Weta Robot, developed by the Iberian Teyme Group with the contribution of several Italian, Spanish, Portuguese and Dutch companies, is a prototype electric tool carrier intended for operation even on steep slopes and in narrow vineyards, and is already able to carry out variable rate phytosanitary treatments with individually controlled nozzles equipped with PWM (Pulse Wide Modulation) technology.
Also worth mentioning are the three different robotic solutions proposed by the Dutch startup AgXeed, in which the German CLAAS has recently invested by increasing its stake; it is specifically a 155 kW half-track and two Ag-bots, three and four wheels, 55 kW, respectively for vineyard and open field.
To the last type of agricultural robots, those capable of operating as swarms, belong many prototypes developed by research institutions or start-ups, but most of them are not yet suitable for commercialisation.

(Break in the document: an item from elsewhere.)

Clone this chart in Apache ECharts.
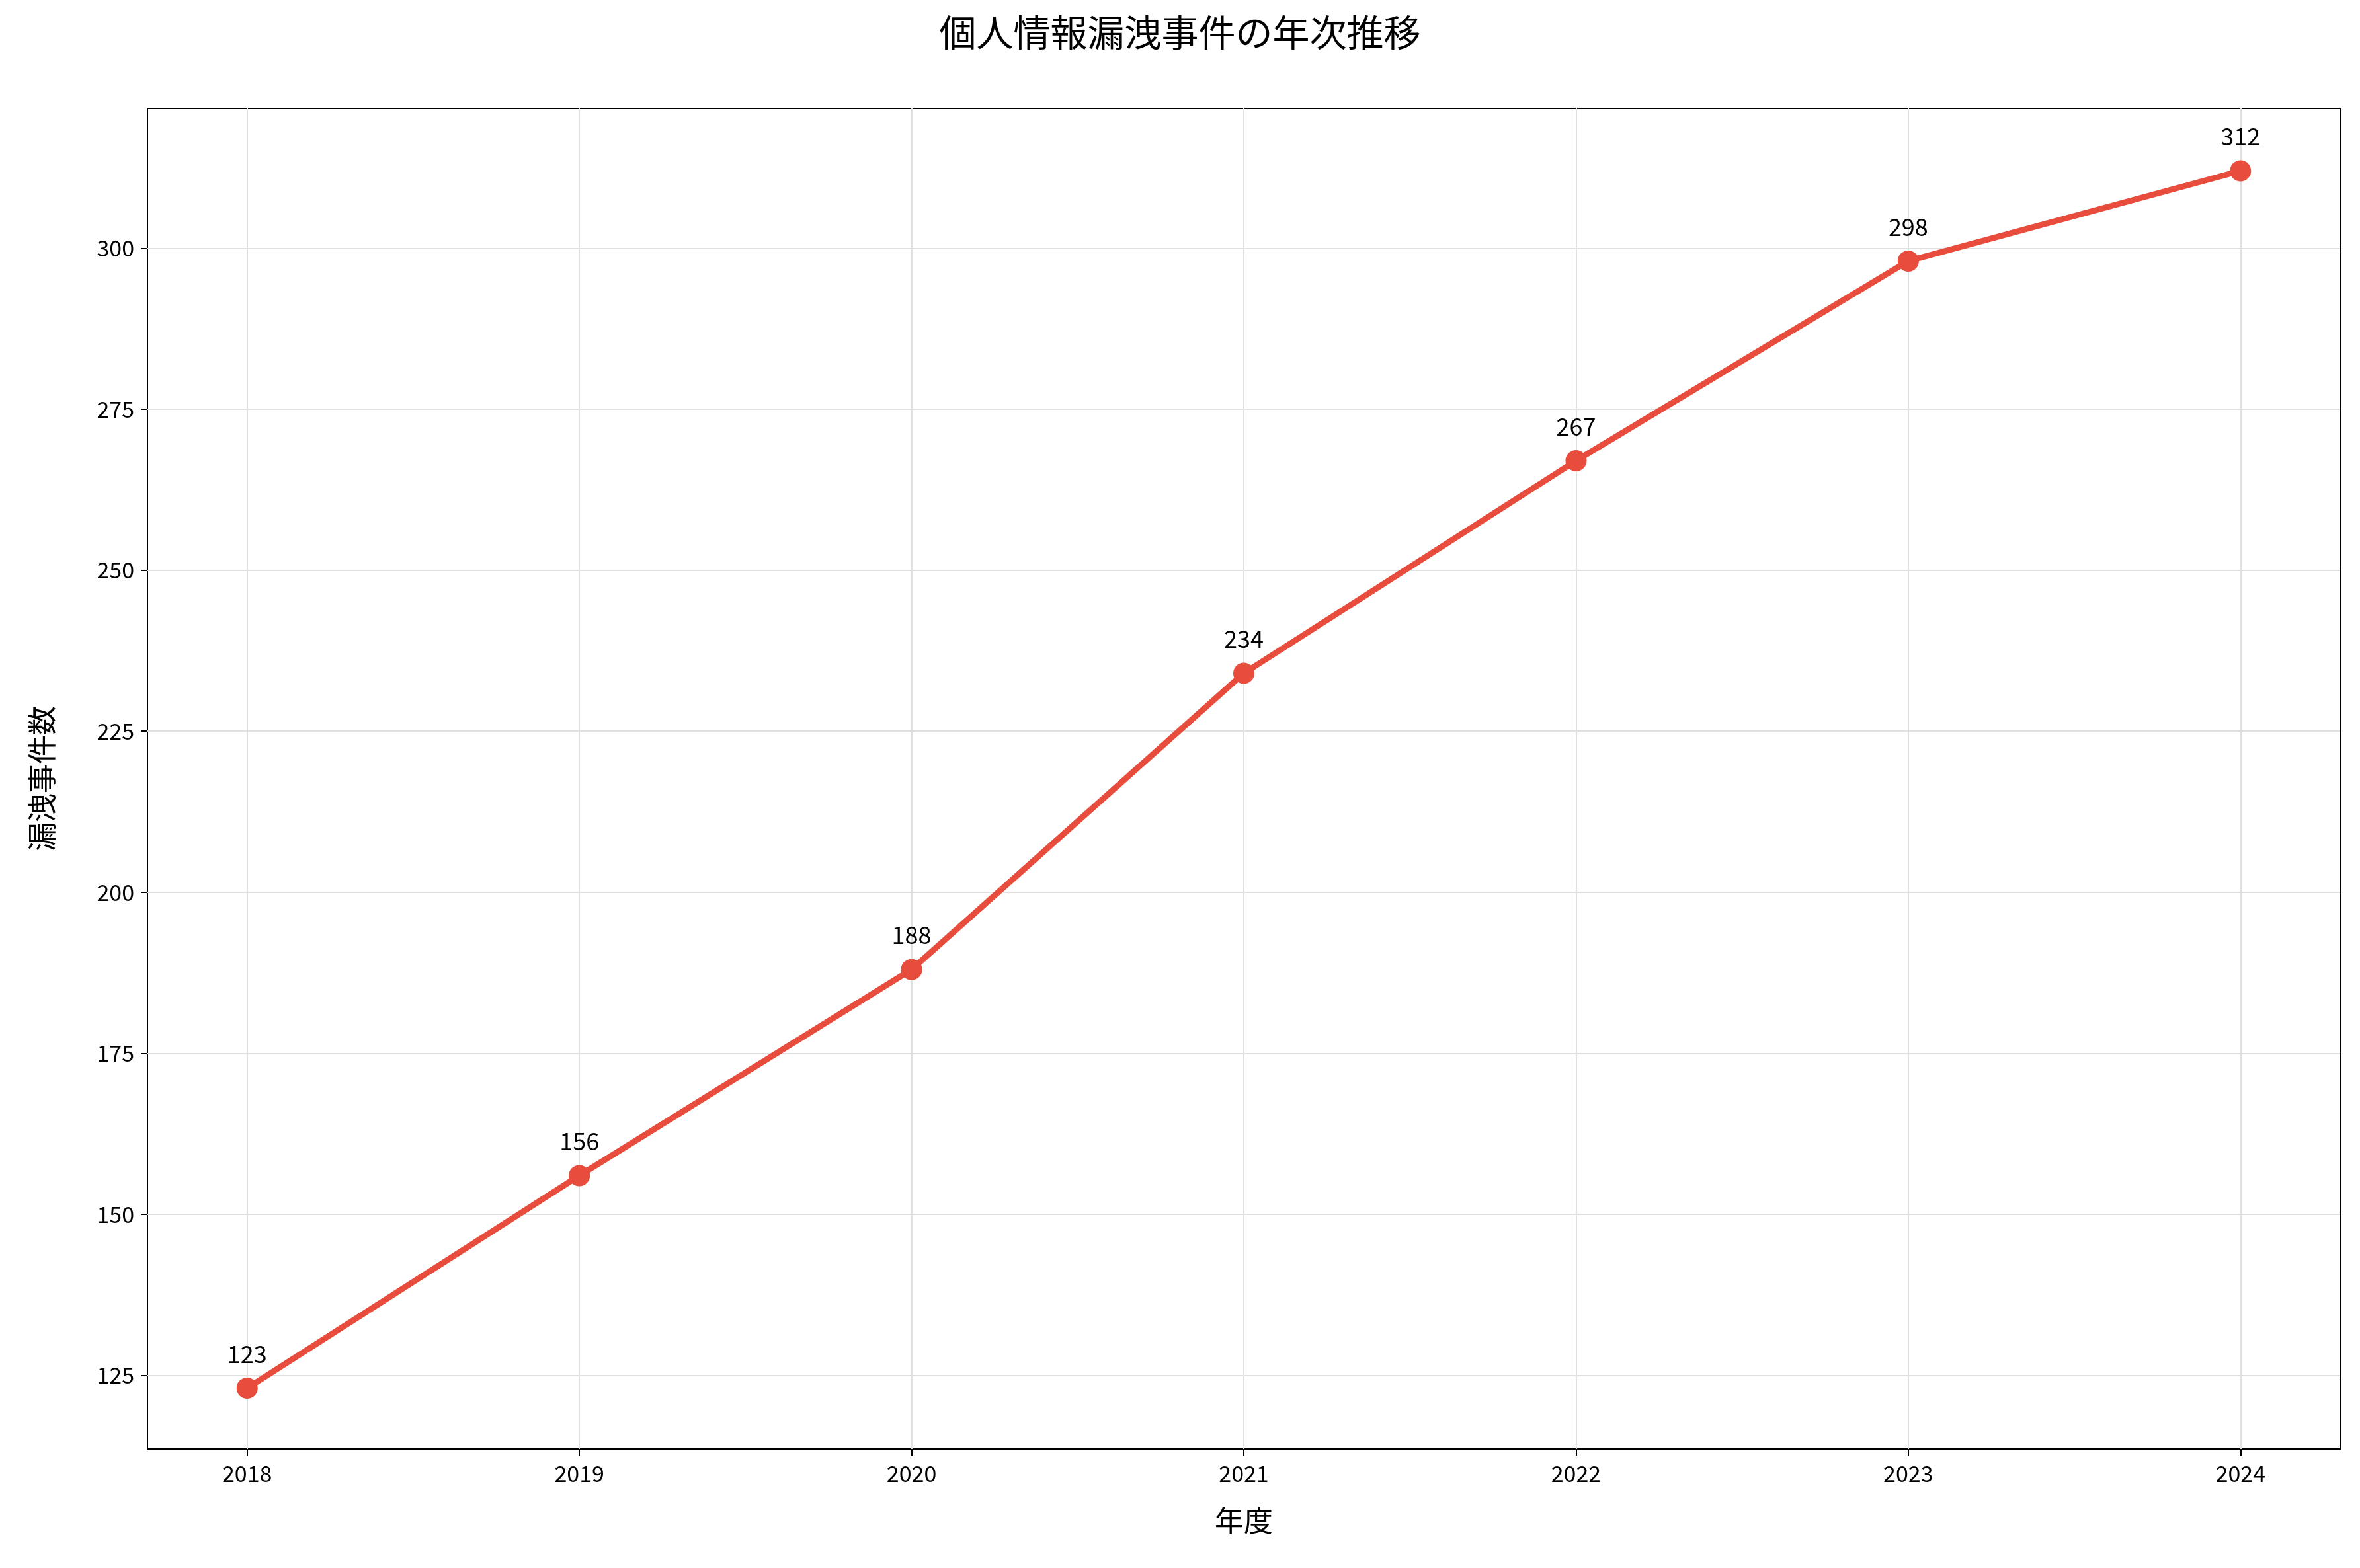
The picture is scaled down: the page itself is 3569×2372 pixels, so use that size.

Among the most interesting projects and closest to market launch are Fendt’s small Xaver field robots, developed following an EU-funded project called MARS (Mobile Agricultural Robot Swarms) and carried out in collaboration with Ulm University of Applied Sciences.
In conclusion, it must be considered that although robotics and artificial intelligence technology can already provide us with infrastructure and methods to radically transform agricultural work, it is essential that new technologies are made accessible on a large scale and that the primary sector relies on a highly qualified workforce to manage technological innovation processes in this context.